(Courtesy of the Jacksonville Business Journal) Landstar executives hopeful manufacturing recovery will increase driver capacity – Jim Gattoni provided a peak behind the curtain at how Jacksonville-based logistics company Landstar System Inc. (NASDAQ: LSTR) has managed to thrive during the pandemic.
Landstar’s CEO was among the speakers during the first day of the Stifel Virtual Transportation & Logistics Conference. Landstar closed 2020 with a record-breaking fourth quarter in terms of net income, earnings per share and total number of business capacity owners.
Tuesday, Gattoni and the Landstar’s Chief Safety & Operations Officer, Joe Beacom, discussed the company’s business model and the challenges the company faces from digital freight brokers and the recovery from the economic slowdown the pandemic induced last spring.
Gattoni believes his industry is in the midst of a cycle where spot rates are increasing because of trucking capacity issues. He noted truck orders climbed in the final quarter of 2020 as well as the fact that driver wages are increasing as well as a discussion of increases for contract rates.
“The beginning of this seems normal. Forget about the pandemic, those are the things that will cycle through in 12-18 months,” Gattoni told conference moderator Bruce Chan, Stifel’s Vice President & Senior Analyst for Global Logistics and Future Mobility.

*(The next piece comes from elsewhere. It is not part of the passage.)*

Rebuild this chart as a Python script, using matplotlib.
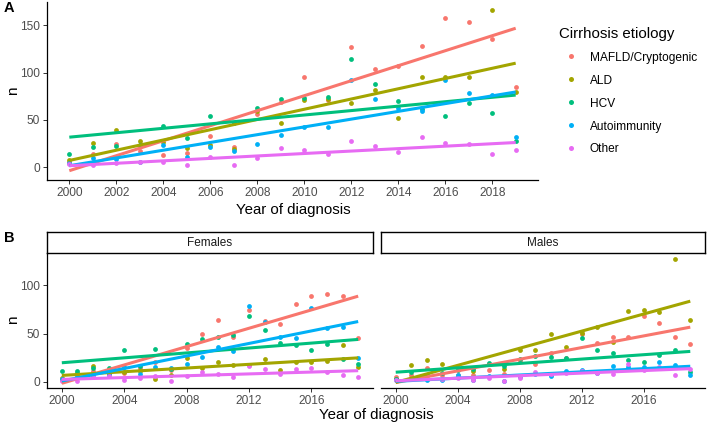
import numpy as np
import matplotlib
matplotlib.use("Agg")
import matplotlib.pyplot as plt
from matplotlib.lines import Line2D

plt.rcParams['font.family'] = ['Liberation Sans', 'DejaVu Sans']

years = list(range(2000, 2020))
etiologies = ["MAFLD/Cryptogenic", "ALD", "HCV", "Autoimmunity", "Other"]
colors = ["#F8766D", "#A3A500", "#00BF7D", "#00B0F6", "#E76BF3"]

# Panel A: all patients
all_mafld = [5, 14, 25, 17, 13, 15, 33, 21, 56, 69, 95, 71, 127, 104, 107, 128, 158, 153, 136, 85]
all_ald   = [8, 26, 39, 28, 27, 20, 23, 19, 59, 47, 71, 72, 68, 82, 52, 95, 95, 95, 166, 79]
all_hcv   = [14, 21, 22, 24, 44, 31, 54, 47, 63, 72, 73, 74, 114, 88, 70, 62, 54, 68, 57, 28]
all_auto  = [4, 10, 9, 6, 24, 11, 21, 17, 25, 34, 43, 43, 92, 72, 63, 59, 92, 78, 76, 32]
all_other = [3, 2, 4, 5, 5, 2, 11, 2, 10, 20, 18, 14, 28, 22, 16, 32, 26, 25, 14, 18]

# Panel B: females
f_mafld = [2, 6, 11, 10, 9, 14, 21, 12, 35, 50, 64, 46, 74, 63, 60, 81, 89, 91, 89, 45]
f_ald   = [4, 9, 16, 8, 10, 11, 3, 7, 25, 14, 21, 17, 17, 24, 12, 21, 21, 22, 38, 15]
f_hcv   = [11, 11, 14, 14, 33, 16, 34, 13, 39, 44, 46, 48, 68, 54, 40, 38, 33, 39, 24, 18]
f_auto  = [3, 5, 7, 7, 15, 8, 15, 14, 19, 26, 36, 32, 79, 62, 46, 45, 76, 56, 57, 25]
f_other = [1, 1, 5, 6, 2, 4, 6, 1, 6, 10, 8, 5, 16, 13, 8, 13, 14, 10, 7, 5]

# Panel B: males
m_mafld = [5, 7, 14, 7, 7, 7, 12, 8, 22, 19, 30, 25, 50, 40, 46, 46, 68, 61, 46, 39]
m_ald   = [3, 17, 23, 19, 14, 11, 18, 13, 33, 33, 50, 36, 51, 57, 41, 73, 74, 72, 127, 64]
m_hcv   = [3, 10, 7, 9, 12, 13, 20, 16, 24, 27, 26, 25, 45, 33, 30, 23, 21, 28, 33, 10]
m_auto  = [2, 3, 2, 2, 7, 2, 6, 1, 5, 8, 6, 11, 12, 9, 16, 15, 15, 21, 17, 7]
m_other = [2, 3, 4, 3, 4, 2, 4, 1, 4, 10, 8, 9, 11, 9, 8, 19, 12, 15, 7, 13]

xticks_a = list(range(2000, 2019, 2))
xticks_b = list(range(2000, 2017, 4))
yticks_a = [0, 50, 100, 150]
yticks_b = [0, 50, 100]

W, H = 709, 426
fig = plt.figure(figsize=(W / 100, H / 100), dpi=100)


def ax_px(l, t, r, b):
    return fig.add_axes([l / W, 1 - b / H, (r - l) / W, (b - t) / H])


TICK_C = "#4D4D4D"


def style(ax, xticks, yticks, ylim, show_y=True):
    for s in ["top", "right"]:
        ax.spines[s].set_visible(False)
    for s in ["left", "bottom"]:
        ax.spines[s].set_linewidth(0.9)
        ax.spines[s].set_color("black")
    ax.set_xlim(1999.05, 2019.95)
    ax.set_ylim(*ylim)
    ax.set_xticks(xticks)
    ax.set_xticklabels([str(t) for t in xticks])
    ax.set_yticks(yticks)
    if show_y:
        ax.set_yticklabels([str(t) for t in yticks])
    else:
        ax.set_yticklabels([])
    ax.tick_params(axis="both", labelsize=8.6, colors="#333333", labelcolor=TICK_C,
                   length=3, width=0.7, pad=2)
    ax.set_facecolor("white")


def draw(ax, series):
    x = np.array(years, dtype=float)
    for vals, c in zip(series, colors):
        ax.scatter(x, vals, s=12, color=c, linewidths=0, zorder=2)
    for vals, c in zip(series, colors):
        k, b = np.polyfit(x, np.array(vals, dtype=float), 1)
        ax.plot([x[0], x[-1]], [k * x[0] + b, k * x[-1] + b], color=c, lw=2.2,
                solid_capstyle="butt", zorder=3)


# Panel A
axA = ax_px(47, 2, 538, 180)
draw(axA, [all_mafld, all_ald, all_hcv, all_auto, all_other])
style(axA, xticks_a, yticks_a, (-13.5, 174.6))
fig.text(293 / W, 1 - 210 / H, "Year of diagnosis", ha="center", va="center", fontsize=10.8)
fig.text(13 / W, 1 - 91 / H, "n", ha="center", va="center", rotation=90, fontsize=11)

# Panel B
axF = ax_px(47, 253, 373, 388)
axM = ax_px(381, 253, 705, 388)
draw(axF, [f_mafld, f_ald, f_hcv, f_auto, f_other])
draw(axM, [m_mafld, m_ald, m_hcv, m_auto, m_other])
style(axF, xticks_b, yticks_b, (-6.35, 133.35))
style(axM, xticks_b, yticks_b, (-6.35, 133.35), show_y=False)
axM.spines["left"].set_visible(False)
axM.tick_params(axis="y", length=0)
fig.text(13 / W, 1 - 320 / H, "n", ha="center", va="center", rotation=90, fontsize=11)

for (l, r), title in [((47, 373), "Females"), ((381, 705), "Males")]:
    sax = ax_px(l, 232, r, 253)
    sax.set_xticks([])
    sax.set_yticks([])
    for s in sax.spines.values():
        s.set_linewidth(1.0)
        s.set_color("black")
    sax.text(0.5, 0.5, title, ha="center", va="center", fontsize=8.5, color="#1A1A1A",
             transform=sax.transAxes)

fig.text(376 / W, 1 - 415 / H, "Year of diagnosis", ha="center", va="center", fontsize=10.8)

# Panel tags
fig.text(4 / W, 1 - 8 / H, "A", ha="left", va="center", fontsize=10.5, fontweight="bold")
fig.text(4 / W, 1 - 238 / H, "B", ha="left", va="center", fontsize=10.5, fontweight="bold")

# Legend
handles = [Line2D([], [], marker="o", linestyle="none", markersize=3.6, color=c,
                  markeredgewidth=0) for c in colors]
leg = fig.legend(handles, etiologies, loc="upper left", bbox_to_anchor=(549 / W, 1 - 17 / H),
                 frameon=False, fontsize=8.6, title="Cirrhosis etiology", title_fontsize=10.8,
                 labelspacing=0.92, handletextpad=0.6, handlelength=2.0, borderpad=0.3)
leg._legend_box.align = "left"

fig.savefig("out.png", dpi=100)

Gattoni said Landstar’s record-breaking fourth quarter was consumer-driven. He projects this year’s growth to come because of a turnaround in the manufacturing sector.
The Bureau of Labor Statistics reported last week, in its preliminary review of fourth quarter productivity and costs, that manufacturing input increased 11.2% and productivity increased 3.0% from the third quarter. Manufacturing productivity increased 2.1% from the same period in 2019.
For the year, the manufacturing industry’s 6.5% decrease in output was the largest in the country since 2009.
Tuesday, Gattoni said he is “not sitting here and saying we won’t have a strong year,” but noted the consumer spike that fueled the fourth quarter growth cannot last forever.
Gattoni said 93% of the company’s $4 billion business is in the United States, but the firm has between $350 m and $400 million of cross-boarder business in Mexico and another $150 to $200 million in Canada. Of their nearly 1,200 independent agents, approximately 500 handle most of that business with more than $1 million in revenue in non-routine specialized freight.
Landstar’s CEO said 50% of his company’s business is based on fixed margins because of its prevalence of independent contractors. He added that the trucking marketplace feels as competitive now as it was 10-15 years ago, before the rise of digital tools that introduced competitiveness and reduced costs.
“You gotta be the best in service,” Gattoni said. “You have to be close in price, and you have to deliver on time and safely.”
For his part, Beacom said the unanswered question heading into the rest of the year is about the driver market. At the end of the fourth quarter, Landstar reported 10,242 independent contractors and a company-record capacity of 79,267 providers.
“Our agents are multi-generational and they have equally strong relationships with their capacities as they do their customers,” Beacom said. “When you have these capacity providers, they are trying to manage Covid, like everyone else. I think there were a lot on the sidelines.
“I don’t think we’ve seen a net growth in capacity, but it’s something the cycle will tell you is going to happen and trying to happen. I think the unknown is the driver: When does that happen and how much of an impact will that have on demand?”